Accordingly, in this case, considering the number of the
claimants to be 3 the deduction towards the personal
expenses would be 1/3rd. The multiplier adopted by the
Tribunal was 17. In this case, the multiplier would be 16
following the judgment of Hon'ble Supreme Court passed
in Sarala Verma as well as the Pranay Shetty. The
deceased was not in permanent job, and under the age of
40 years, claimants are entitled to get 40% of his actual
salaried income towards the future prospects. The
claimants are also entitled to get Rs.70,000/- towards the
general damages. Accordingly, it appears to me that award
passed by the learned Tribunal need be modified.
Thus, proper compensation of this case is hereby
recusted as follows:
1. Annual income Rs. 1,65,000/-
2. Future prospect 40% Rs.66,000/-
Rs.2,31,000/-
3. 1/3rd deduction personal Rs.1,54,000/-
Exp. (2,31,000-77,000)
4. Multiplier 16 Rs.24,64,000/-
(1,54,000 X16)
5. Add General Damages Rs.70,000/-
Rs.25,34,000/-
6. Already awarded Rs.24,76,346/ Balance Rs.57,654/-
The Insurance Company is directed to pay the above
mentioned awarded sum along with 6% interest per
annum from the date of claim application i.e. June 11,
2012 within six weeks from the date passing of this order
through the officer of the learned Registrar General, High
Court, Calcutta. The officer of the learned General, High
Court, Calcutta shall calculate the award passed by this
Court today. It appears that the Insurance company has
already deposited a sum of Rs.24,76,364 by virtue of OD
challan 1936 dated 7.11.2016(Rs.25,000/-) and vide OD
challan no.2815 dated 12.1.2017 (Rs.24,51,346).
It appears that the deposit of huge amount has
already been made by the Insurance Compan which must
have carried some interest.
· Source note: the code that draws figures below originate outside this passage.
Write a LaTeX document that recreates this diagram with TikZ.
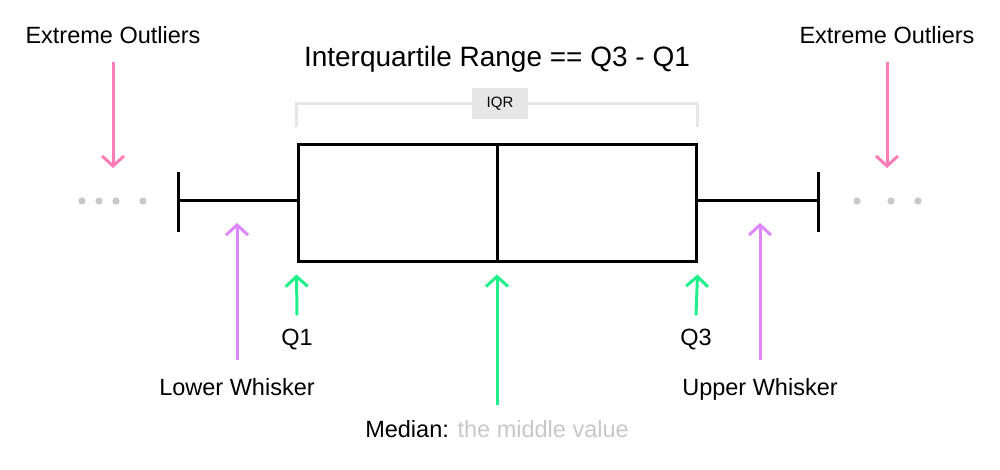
\documentclass[tikz,border=0pt]{standalone}
\usepackage{fontspec}
\setmainfont{Liberation Sans}
\usetikzlibrary{arrows.meta, positioning}

\definecolor{pinkarr}{RGB}{255,125,182}
\definecolor{purparr}{RGB}{221,134,255}
\definecolor{greenarr}{RGB}{32,240,140}
\definecolor{dotgray}{RGB}{200,200,200}
\definecolor{brkgray}{RGB}{230,230,230}

\tikzset{
  lbl/.style = {inner sep=0pt, anchor=base, font=\fontsize{23.5}{28}\selectfont},
  bx/.style = {line width=3pt},
  arr/.style = {line width=3pt, -{Straight Barb[length=10pt, width=22pt, line width=3pt]}},
}

\begin{document}
\begin{tikzpicture} [x=1pt, y=-1pt]

\useasboundingbox (0,0) rectangle (1000,470);

\node (box) [draw, bx, minimum width=398pt, minimum height=116pt, inner sep=0pt] at (497,203) {};
\draw [bx] (box.north) -- (box.south);

% whiskers
\coordinate (wl) at (178,201);
\coordinate (wr) at (818,201);
\draw [bx] (box.west |- wl) -- (wl);
\draw [bx] (box.east |- wr) -- (wr);
\draw [bx] ([yshift=29pt]wl) -- ([yshift=-31pt]wl);
\draw [bx] ([yshift=29pt]wr) -- ([yshift=-31pt]wr);

% outliers
\foreach \x in {82,99,116,143}
  \fill [dotgray] (\x,201) circle (3.6pt);
\foreach \x in {857,891,918}
  \fill [dotgray] (\x,201) circle (3.6pt);

% IQR
\node (iqr) [fill=brkgray, minimum width=56pt, minimum height=31pt, inner sep=0pt,
  font=\fontsize{15}{17}\selectfont] at (500,103.5) {IQR};
\draw [brkgray, line width=3pt] ([yshift=16pt]box.north west) |- (iqr.west);
\draw [brkgray, line width=3pt] ([yshift=16pt]box.north east) |- (iqr.east);

\node (title) [lbl, font=\fontsize{28}{32}\selectfont] at (497,67) {Interquartile Range == Q3 - Q1};

\node (extl) [lbl] at (113,44) {Extreme Outliers};
\node (extr) [lbl] at (887,44) {Extreme Outliers};
\coordinate (ol) at (113,168);
\coordinate (or) at (887,168);
\draw [arr, pinkarr] ([yshift=-18pt]extl.south) -- (ol);
\draw [arr, pinkarr] ([yshift=-18pt]extr.south) -- (or);

\node (lw) [lbl] at (237,395) {Lower Whisker};
\node (uw) [lbl] at (760,395) {Upper Whisker};
\draw [arr, purparr] ([yshift=18pt]lw.north) -- ([yshift=-22pt]lw.north |- wl);
\draw [arr, purparr] ([yshift=18pt]uw.north) -- ([yshift=-22pt]uw.north |- wr);

\node (q1) [lbl] at (297,345) {Q1};
\node (q3) [lbl] at (696,345) {Q3};
\node (med) [lbl] at (497,437) {Median: \textcolor{dotgray}{the middle value}};
\draw [arr, greenarr] ([yshift=13pt]q1.north) -- ([yshift=-12pt]box.south west);
\draw [arr, greenarr] ([yshift=13pt]q3.north) -- ([yshift=-12pt]box.south east);
\draw [arr, greenarr] ([yshift=15pt]med.north -| box.south) -- ([yshift=-12pt]box.south);
\end{tikzpicture}
\end{document}
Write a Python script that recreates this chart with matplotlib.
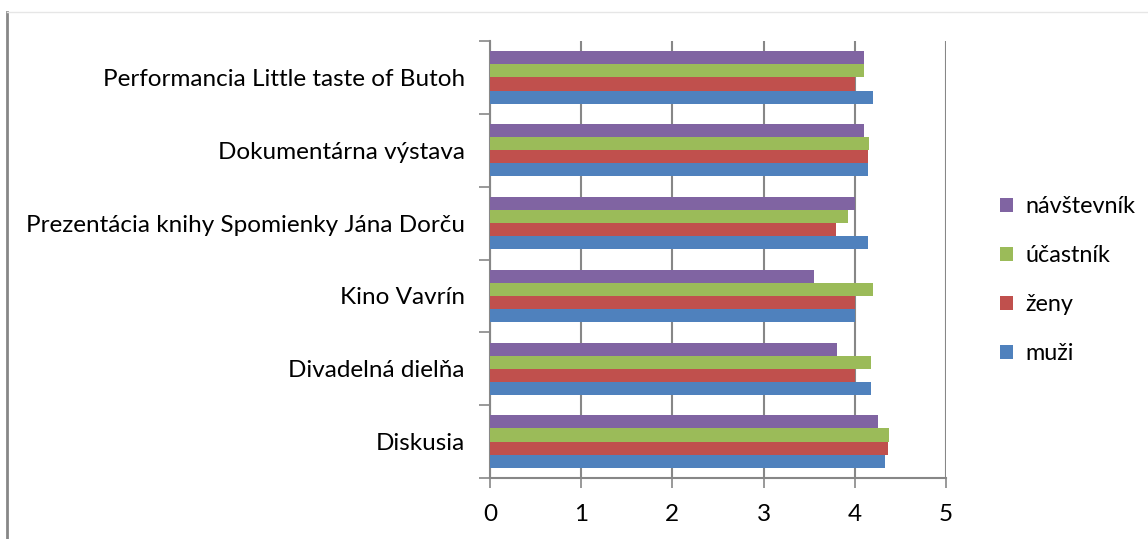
import numpy as np
import matplotlib.pyplot as plt
from matplotlib.lines import Line2D

plt.rcParams['font.family'] = ['Lato', 'DejaVu Sans']

categories = ['Diskusia', 'Divadelná dielňa', 'Kino Vavrín',
              'Prezentácia knihy Spomienky Jána Dorču', 'Dokumentárna výstava',
              'Performancia Little taste of Butoh']
series = ['muži', 'ženy', 'účastník', 'návštevník']
muzi = [4.33, 4.18, 4.0, 4.14, 4.14, 4.2]
zeny = [4.36, 4.0, 4.0, 3.79, 4.14, 4.0]
ucastnik = [4.38, 4.18, 4.2, 3.92, 4.16, 4.1]
navstevnik = [4.25, 3.81, 3.55, 4.0, 4.1, 4.1]
colors = ['#4F81BD', '#C0504D', '#9BBB59', '#8064A2']

fs = 17.5
fig = plt.figure(figsize=(11.48, 5.39), dpi=100)
ax = fig.add_axes([490 / 1148, 1 - 478 / 539, 456 / 1148, 437 / 539])

h = 0.18
y = np.arange(len(categories))
handles = []
for i, (vals, name, c) in enumerate(zip([muzi, zeny, ucastnik, navstevnik], series, colors)):
    b = ax.barh(y + (i - 1.5) * h, vals, height=h, color=c, label=name, zorder=3)
    handles.append(b)

ax.set_xlim(0, 5)
ax.set_ylim(-0.5, len(categories) - 0.5)
ax.set_xticks(range(6))
ax.set_yticks(y)
ax.set_yticklabels(categories)
ax.set_yticks(np.arange(-0.5, len(categories), 1), minor=True)
ax.tick_params(axis='y', which='major', length=0, pad=18, labelsize=fs)
ax.tick_params(axis='y', which='minor', length=8, width=1.2, color='#878787', direction='out')
ax.tick_params(axis='x', length=7, width=1.2, color='#878787', direction='out', pad=12, labelsize=fs)
ax.grid(axis='x', color='#878787', linewidth=1.5, zorder=0)
for s in ['top', 'right']:
    ax.spines[s].set_visible(False)
for s in ['left', 'bottom']:
    ax.spines[s].set_color('#878787')
    ax.spines[s].set_linewidth(1.5)

ax.legend(handles[::-1], series[::-1], loc='center left', bbox_to_anchor=(1.072, 0.453),
          frameon=False, fontsize=16.8, handlelength=0.58, handleheight=0.58,
          labelspacing=1.2, handletextpad=0.5)

fig.add_artist(Line2D([7 / 1148, 7 / 1148], [0, 1 - 12 / 539], color='#878787', linewidth=2))
fig.add_artist(Line2D([7 / 1148, 1], [1 - 12 / 539, 1 - 12 / 539], color='#e6e6e6', linewidth=1))

fig.savefig('out.png', dpi=100)
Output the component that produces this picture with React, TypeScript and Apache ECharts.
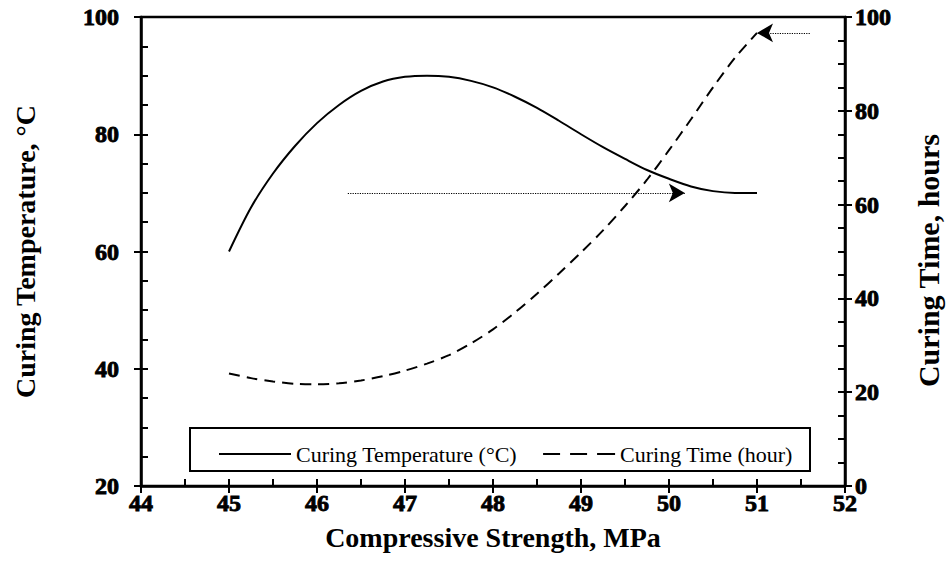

The Office of the learned
Registrar General, High Court, Calcutta is directed to
disburse the same in the name of the three claimants by
three equal account payee cheque. After such disbursal
let it be informed to the Insurance Company by the
claimants. After receiving such information, the Insurance
Company shall issue the cheques through the office of the
learned Registrar General, High Court, Calcutta within six
weeks to comply the order of this court regarding balance
award.
The claimants are directed to received the awarded
sum after satisfying to the office of the learned Registrar
General, High Court, Calcutta that the deficit court fees
has sufficiently paid.
Accordingly, FMA 177 of 2017 and COT 34 of 2021
stand disposed of.
Connected applications, if any, are consequently
disposed of.
All parties shall act on the server copy of this order
duly downloaded from the official website of this Court.